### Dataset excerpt
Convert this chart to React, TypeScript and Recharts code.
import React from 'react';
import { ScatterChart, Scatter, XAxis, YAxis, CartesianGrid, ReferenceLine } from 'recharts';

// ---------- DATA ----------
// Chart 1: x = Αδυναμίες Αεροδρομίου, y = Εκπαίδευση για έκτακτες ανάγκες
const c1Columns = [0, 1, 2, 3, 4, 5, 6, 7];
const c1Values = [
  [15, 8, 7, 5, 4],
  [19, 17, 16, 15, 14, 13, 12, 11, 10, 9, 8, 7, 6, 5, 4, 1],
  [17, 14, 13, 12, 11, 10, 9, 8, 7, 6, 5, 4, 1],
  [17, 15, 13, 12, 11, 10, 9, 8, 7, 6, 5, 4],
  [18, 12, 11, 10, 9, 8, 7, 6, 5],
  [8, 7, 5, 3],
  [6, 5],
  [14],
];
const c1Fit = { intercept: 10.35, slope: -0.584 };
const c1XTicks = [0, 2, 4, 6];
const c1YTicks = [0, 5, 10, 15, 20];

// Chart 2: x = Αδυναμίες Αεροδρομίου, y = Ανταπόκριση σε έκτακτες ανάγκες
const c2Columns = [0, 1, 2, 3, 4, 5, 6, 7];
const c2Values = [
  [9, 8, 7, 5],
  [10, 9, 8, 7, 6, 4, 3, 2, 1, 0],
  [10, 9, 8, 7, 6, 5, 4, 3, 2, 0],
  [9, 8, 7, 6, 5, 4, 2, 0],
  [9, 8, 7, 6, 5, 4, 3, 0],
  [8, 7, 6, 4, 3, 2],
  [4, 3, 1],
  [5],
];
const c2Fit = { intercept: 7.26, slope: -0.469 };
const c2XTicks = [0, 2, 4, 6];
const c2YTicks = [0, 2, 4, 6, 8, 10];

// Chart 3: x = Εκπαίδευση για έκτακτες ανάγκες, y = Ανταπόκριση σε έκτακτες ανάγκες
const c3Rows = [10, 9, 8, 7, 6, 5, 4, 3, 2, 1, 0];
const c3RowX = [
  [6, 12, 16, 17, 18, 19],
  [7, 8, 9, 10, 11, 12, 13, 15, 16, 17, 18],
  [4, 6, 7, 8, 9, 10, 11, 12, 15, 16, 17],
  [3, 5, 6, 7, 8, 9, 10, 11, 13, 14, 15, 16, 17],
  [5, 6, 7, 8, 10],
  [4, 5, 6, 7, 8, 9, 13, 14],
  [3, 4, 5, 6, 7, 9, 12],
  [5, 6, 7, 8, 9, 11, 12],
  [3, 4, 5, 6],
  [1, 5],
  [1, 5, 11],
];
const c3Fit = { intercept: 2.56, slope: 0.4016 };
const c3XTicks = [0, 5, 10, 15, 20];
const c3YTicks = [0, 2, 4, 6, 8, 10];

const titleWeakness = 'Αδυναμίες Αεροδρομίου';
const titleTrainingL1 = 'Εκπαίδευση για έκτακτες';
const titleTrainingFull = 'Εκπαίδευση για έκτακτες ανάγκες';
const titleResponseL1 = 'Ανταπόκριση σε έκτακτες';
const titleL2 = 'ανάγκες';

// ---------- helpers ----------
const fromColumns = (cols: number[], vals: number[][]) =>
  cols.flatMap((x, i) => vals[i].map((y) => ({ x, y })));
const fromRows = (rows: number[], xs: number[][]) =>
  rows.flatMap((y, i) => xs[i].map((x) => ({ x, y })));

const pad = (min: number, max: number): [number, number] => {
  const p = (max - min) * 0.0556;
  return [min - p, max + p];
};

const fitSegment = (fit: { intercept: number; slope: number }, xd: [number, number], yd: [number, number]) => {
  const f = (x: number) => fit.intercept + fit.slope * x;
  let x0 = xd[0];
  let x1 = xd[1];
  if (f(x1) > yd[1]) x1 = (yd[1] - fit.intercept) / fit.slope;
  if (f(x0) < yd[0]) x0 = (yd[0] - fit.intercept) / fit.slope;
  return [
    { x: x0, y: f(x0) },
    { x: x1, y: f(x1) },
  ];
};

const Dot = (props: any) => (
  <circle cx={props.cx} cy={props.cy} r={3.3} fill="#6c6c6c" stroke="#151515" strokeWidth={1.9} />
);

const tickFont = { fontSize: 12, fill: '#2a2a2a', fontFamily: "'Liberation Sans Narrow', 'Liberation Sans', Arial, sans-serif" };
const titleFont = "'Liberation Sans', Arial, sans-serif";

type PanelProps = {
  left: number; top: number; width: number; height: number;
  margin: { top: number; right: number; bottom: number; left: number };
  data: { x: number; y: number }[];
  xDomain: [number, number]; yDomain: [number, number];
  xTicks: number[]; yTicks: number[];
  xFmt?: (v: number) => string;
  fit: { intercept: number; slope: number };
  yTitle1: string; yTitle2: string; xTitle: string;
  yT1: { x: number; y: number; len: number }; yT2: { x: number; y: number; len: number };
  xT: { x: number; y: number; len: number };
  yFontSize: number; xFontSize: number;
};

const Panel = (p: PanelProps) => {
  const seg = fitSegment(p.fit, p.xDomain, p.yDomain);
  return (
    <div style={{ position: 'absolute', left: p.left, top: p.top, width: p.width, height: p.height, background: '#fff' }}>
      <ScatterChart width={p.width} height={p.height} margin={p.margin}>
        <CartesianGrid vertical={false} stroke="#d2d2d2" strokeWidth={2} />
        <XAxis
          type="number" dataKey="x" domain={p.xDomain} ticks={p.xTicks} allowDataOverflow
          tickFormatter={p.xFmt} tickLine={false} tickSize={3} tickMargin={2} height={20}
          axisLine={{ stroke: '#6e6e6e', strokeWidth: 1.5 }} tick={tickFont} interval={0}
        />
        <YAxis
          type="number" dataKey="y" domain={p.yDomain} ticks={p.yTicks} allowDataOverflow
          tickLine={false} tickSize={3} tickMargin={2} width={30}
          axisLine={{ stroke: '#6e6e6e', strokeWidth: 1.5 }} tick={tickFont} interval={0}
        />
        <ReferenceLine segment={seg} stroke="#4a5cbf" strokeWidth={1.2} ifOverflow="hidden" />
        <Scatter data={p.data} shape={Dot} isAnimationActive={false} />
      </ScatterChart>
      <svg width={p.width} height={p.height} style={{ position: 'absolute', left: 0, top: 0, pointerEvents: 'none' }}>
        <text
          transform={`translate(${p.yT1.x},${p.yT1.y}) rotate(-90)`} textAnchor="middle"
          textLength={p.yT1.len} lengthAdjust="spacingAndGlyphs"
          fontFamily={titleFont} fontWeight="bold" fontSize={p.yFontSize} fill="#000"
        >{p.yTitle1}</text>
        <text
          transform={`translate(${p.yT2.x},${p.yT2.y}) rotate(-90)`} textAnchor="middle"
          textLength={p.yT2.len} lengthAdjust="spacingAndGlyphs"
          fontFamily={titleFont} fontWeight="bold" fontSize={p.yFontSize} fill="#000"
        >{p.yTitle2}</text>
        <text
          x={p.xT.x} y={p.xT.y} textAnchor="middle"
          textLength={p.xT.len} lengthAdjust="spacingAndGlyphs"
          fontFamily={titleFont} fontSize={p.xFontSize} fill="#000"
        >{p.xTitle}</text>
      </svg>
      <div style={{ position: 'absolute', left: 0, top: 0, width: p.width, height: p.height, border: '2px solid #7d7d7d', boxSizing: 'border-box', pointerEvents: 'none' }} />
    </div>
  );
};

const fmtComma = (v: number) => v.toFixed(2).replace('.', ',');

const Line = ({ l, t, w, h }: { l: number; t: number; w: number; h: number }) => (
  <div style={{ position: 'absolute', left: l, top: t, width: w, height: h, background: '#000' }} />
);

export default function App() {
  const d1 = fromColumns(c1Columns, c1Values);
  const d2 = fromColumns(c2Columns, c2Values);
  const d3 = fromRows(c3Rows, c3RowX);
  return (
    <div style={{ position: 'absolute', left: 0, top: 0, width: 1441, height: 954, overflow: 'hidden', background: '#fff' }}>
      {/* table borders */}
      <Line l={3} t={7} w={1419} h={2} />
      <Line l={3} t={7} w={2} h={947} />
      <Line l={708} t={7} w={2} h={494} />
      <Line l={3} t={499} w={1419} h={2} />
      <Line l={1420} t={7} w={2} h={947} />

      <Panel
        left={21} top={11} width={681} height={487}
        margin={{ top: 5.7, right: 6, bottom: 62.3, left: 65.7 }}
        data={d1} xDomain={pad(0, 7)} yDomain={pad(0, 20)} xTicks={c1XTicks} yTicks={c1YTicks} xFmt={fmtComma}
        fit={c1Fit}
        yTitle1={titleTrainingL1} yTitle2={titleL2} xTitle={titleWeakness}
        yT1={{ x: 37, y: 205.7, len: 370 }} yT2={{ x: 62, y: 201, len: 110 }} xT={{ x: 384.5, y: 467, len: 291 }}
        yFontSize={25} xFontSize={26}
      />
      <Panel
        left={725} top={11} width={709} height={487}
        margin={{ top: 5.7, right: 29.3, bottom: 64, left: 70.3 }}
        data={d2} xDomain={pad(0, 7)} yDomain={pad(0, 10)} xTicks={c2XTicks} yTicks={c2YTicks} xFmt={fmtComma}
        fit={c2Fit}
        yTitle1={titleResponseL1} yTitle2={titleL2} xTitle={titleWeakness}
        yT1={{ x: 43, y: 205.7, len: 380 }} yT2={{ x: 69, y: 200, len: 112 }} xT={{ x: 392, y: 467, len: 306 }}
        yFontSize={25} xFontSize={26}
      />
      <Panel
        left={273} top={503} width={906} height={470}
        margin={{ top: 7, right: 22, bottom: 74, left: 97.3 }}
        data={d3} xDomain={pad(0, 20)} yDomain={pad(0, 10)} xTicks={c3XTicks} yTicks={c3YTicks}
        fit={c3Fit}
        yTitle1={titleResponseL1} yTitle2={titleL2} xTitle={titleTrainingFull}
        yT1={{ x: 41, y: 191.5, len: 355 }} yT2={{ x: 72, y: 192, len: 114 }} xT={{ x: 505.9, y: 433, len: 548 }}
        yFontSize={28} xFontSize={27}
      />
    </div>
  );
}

* * *

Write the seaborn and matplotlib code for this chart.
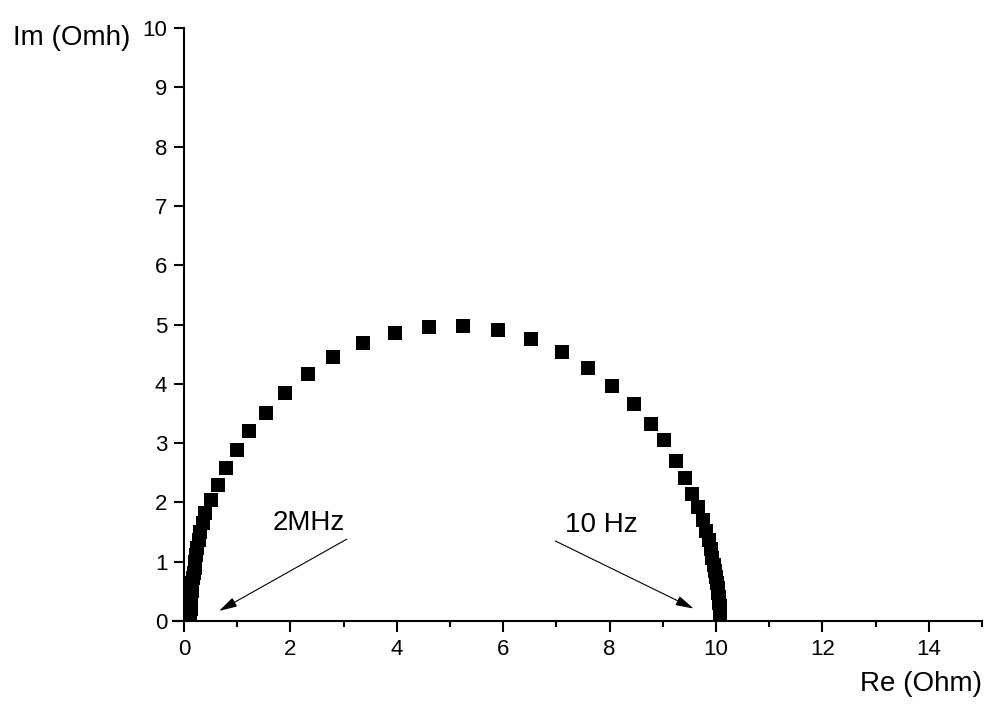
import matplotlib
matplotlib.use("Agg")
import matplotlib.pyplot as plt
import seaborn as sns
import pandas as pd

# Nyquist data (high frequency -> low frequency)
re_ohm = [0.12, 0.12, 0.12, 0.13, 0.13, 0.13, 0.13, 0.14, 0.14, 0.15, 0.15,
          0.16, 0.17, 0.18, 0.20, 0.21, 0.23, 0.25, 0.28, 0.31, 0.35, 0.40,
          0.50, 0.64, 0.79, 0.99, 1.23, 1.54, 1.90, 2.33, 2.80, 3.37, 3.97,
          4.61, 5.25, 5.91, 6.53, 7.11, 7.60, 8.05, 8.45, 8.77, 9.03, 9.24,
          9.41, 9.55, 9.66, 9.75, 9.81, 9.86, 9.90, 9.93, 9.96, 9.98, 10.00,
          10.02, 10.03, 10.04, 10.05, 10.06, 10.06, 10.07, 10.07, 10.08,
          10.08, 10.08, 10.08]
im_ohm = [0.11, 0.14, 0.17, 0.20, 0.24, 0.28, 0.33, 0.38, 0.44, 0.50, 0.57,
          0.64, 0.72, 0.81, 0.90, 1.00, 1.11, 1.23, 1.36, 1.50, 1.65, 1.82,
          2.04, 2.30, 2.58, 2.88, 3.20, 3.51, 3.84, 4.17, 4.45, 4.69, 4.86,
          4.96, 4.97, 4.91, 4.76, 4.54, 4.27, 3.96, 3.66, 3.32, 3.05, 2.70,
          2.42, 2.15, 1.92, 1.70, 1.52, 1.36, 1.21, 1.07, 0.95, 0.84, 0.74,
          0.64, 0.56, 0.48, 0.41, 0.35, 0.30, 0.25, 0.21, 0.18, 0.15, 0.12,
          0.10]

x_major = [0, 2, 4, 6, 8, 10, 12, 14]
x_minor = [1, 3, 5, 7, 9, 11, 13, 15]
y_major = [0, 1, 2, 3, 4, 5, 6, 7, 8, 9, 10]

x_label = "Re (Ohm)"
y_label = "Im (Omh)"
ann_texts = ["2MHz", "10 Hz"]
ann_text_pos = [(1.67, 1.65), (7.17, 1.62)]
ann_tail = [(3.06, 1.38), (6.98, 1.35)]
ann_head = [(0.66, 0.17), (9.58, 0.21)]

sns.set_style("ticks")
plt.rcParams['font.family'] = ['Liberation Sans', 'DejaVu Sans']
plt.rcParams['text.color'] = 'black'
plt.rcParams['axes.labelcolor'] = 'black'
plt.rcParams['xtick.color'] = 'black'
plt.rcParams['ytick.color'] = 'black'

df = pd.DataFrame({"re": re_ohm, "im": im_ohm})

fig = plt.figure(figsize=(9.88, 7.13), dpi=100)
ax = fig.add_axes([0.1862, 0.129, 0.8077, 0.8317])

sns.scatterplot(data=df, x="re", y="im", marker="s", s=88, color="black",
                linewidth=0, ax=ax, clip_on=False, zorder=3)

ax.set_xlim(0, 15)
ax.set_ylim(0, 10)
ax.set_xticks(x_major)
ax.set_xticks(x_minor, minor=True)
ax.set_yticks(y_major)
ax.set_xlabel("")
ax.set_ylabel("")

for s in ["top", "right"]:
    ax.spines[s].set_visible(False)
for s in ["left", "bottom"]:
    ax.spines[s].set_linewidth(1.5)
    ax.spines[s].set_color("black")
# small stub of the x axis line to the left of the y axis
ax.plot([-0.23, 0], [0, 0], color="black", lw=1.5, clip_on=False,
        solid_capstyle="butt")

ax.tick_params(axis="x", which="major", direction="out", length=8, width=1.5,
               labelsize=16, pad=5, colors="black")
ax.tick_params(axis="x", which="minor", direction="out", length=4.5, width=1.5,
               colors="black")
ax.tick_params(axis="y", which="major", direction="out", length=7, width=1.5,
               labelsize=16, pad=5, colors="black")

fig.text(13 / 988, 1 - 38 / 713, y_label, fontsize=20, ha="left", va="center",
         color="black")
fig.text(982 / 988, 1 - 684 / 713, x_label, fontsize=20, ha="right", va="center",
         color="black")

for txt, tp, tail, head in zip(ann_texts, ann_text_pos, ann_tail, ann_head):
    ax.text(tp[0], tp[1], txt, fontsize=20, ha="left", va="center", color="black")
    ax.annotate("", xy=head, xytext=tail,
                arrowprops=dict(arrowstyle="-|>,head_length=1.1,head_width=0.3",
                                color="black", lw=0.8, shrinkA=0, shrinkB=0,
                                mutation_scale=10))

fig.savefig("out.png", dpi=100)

### Set task
In the records above, how many lines hold the string "this"? Reply with only the number.

### Solution to the problem
2